The emotion is removed, and regulations could be put to a democratic vote, by expressing a tolerable risk level for any adverse outcome as an odds ratio.

For example, a general consensus that "I would happily tolerate 20% more mothers in the population raising an autistic child if I can take 30mg Xovariz to cope today" would become a standard public risk tolerance for Xovariz-related ASD of 1.2. 

Under this rational system, only pills which showed a 1.2 or less odds ratio for ASD would keep their licence. 

And not just pills.
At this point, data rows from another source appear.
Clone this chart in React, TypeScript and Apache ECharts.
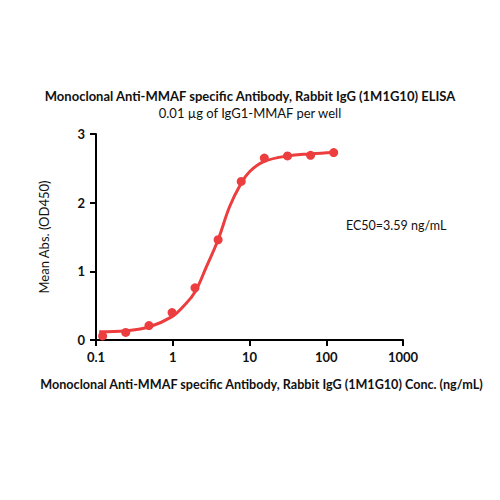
import React from "react";
import * as echarts from "echarts";

const concentrations = [0.122, 0.244, 0.49, 0.98, 1.95, 3.9, 7.8, 15.6, 31.25, 62.5, 125];
const meanAbs = [0.06, 0.11, 0.21, 0.4, 0.76, 1.46, 2.31, 2.65, 2.68, 2.69, 2.73];

// fitted curve
const curveX = [0.11, 0.244, 0.49, 0.98, 1.4, 1.95, 2.75, 3.9, 5.5, 7.6, 10, 15.6, 31.25, 62.5, 125];
const curveY = [0.12, 0.135, 0.19, 0.34, 0.5, 0.7, 1.07, 1.46, 1.94, 2.26, 2.45, 2.6, 2.68, 2.71, 2.73];

const yTicks = [0, 1, 2, 3];
const xTickLabels = ["0.1", "1", "10", "100", "1000"];

const titleText = "Monoclonal Anti-MMAF specific Antibody, Rabbit IgG (1M1G10) ELISA";
const subtitleText = "0.01 µg of IgG1-MMAF per well";
const xName = "Monoclonal Anti-MMAF specific Antibody, Rabbit IgG (1M1G10) Conc. (ng/mL)";
const yName = "Mean Abs. (OD450)";
const ec50Text = "EC50=3.59 ng/mL";

const RED = "#EC3D3F";
const FONT = "Lato";

const App: React.FC = () => {
    const chartRef = React.useRef<HTMLDivElement>(null);

    React.useEffect(() => {
        if (!chartRef.current) return;
        const chart = echarts.init(chartRef.current, null, { renderer: "svg" });

        const option = {
            animation: false,
            backgroundColor: "#ffffff",
            textStyle: { fontFamily: FONT },
            title: {
                text: titleText,
                subtext: subtitleText,
                left: "center",
                top: 84,
                itemGap: 4,
                textStyle: { fontFamily: FONT, fontSize: 13, fontWeight: "bold", color: "#111" },
                subtextStyle: { fontFamily: FONT, fontSize: 13, color: "#111" },
            },
            grid: { left: 96, right: 97, top: 134, bottom: 160, containLabel: false },
            xAxis: {
                type: "log",
                logBase: 10,
                min: 0.1,
                max: 1000,
                name: xName,
                nameLocation: "middle",
                nameGap: 38,
                nameTextStyle: {
                    fontFamily: FONT,
                    fontSize: 12.6,
                    fontWeight: "bold",
                    color: "#111",
                    padding: [0, 0, 0, 24],
                },
                axisLine: { lineStyle: { color: "#000", width: 2 } },
                axisTick: { show: true, length: 6, lineStyle: { color: "#000", width: 2 } },
                minorTick: { show: false },
                splitLine: { show: false },
                axisLabel: {
                    fontFamily: FONT,
                    fontSize: 13,
                    fontWeight: "bold",
                    color: "#111",
                    margin: 10,
                    formatter: (v: number) => {
                        const i = Math.round(Math.log10(v)) + 1;
                        return xTickLabels[i] ?? String(v);
                    },
                },
            },
            yAxis: {
                type: "value",
                min: yTicks[0],
                max: yTicks[yTicks.length - 1],
                interval: 1,
                name: yName,
                nameLocation: "middle",
                nameGap: 46,
                nameTextStyle: { fontFamily: FONT, fontSize: 13, color: "#111" },
                axisLine: { show: true, lineStyle: { color: "#000", width: 2 } },
                axisTick: { show: true, length: 6, lineStyle: { color: "#000", width: 2 } },
                splitLine: { show: false },
                axisLabel: {
                    fontFamily: FONT,
                    fontSize: 13,
                    fontWeight: "bold",
                    color: "#111",
                    margin: 11,
                },
            },
            graphic: [
                {
                    type: "text",
                    left: 346,
                    top: 219,
                    style: { text: ec50Text, fontFamily: FONT, fontSize: 12.5, fill: "#111" },
                },
            ],
            series: [
                {
                    name: "Fit",
                    type: "line",
                    smooth: 0.4,
                    showSymbol: false,
                    lineStyle: { color: RED, width: 3 },
                    data: curveX.map((x, i) => [x, curveY[i]]),
                    z: 2,
                },
                {
                    name: "Mean Abs.",
                    type: "scatter",
                    symbol: "circle",
                    symbolSize: 9,
                    itemStyle: { color: RED, opacity: 1 },
                    data: concentrations.map((x, i) => [x, meanAbs[i]]),
                    z: 3,
                },
            ],
        };

        chart.setOption(option as any);

        return () => {
            chart.dispose();
        };
    }, []);

    return (
        <div
            ref={chartRef}
            style={{ position: "fixed", left: 0, top: 0, width: "500px", height: "500px" }}
        />
    );
};

export default App;
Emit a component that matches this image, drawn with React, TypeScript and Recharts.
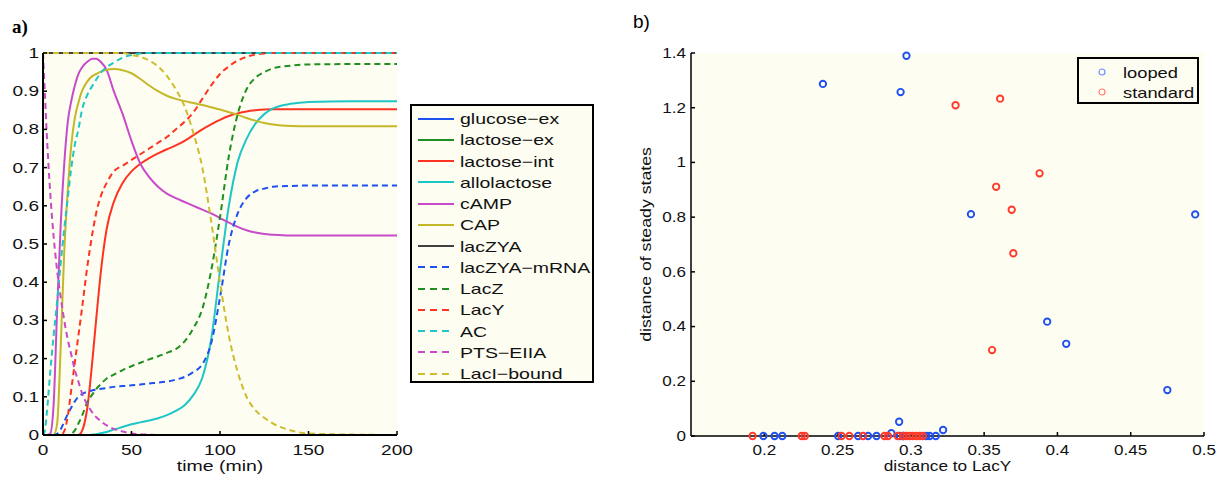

Nigel Farage's gin, Ptuj's Town Smell, or bareback hippopotamus rodeo could all be evaluated for their ASD risk.

There would be plenty to argue about, without holding things up for obviously benign substances which a sufficiently large amount of information already indicates are beneficial, or whose risks are so tolerated they are considered a matter of individual agency, at the population level, vox populi, vox dei style. 

But you cannot impose an odds ratio limit of 1 or less on anything - unless you are prepared to make coffee, alcohol, and aspirin prescription-only.

Sadly everything populi is fickle and docile in its risk assessments. Slovenian statisticians could try all sorts of techniques to skew public perception of the odds, in order to help their clients destroy each others' gin, dandelion, or health improvement businesses. 

There would have to be some rules about the size and qualities of the studies. 

Let's prove the State Prosecutor can do the easy sums first. Please get back on the trail of my ten euros.


Yours truly.


Julian Bohan










*"Naj umrl krava moja soseda."
 This Slovenian economics proverb says "May my neighbor's cow die."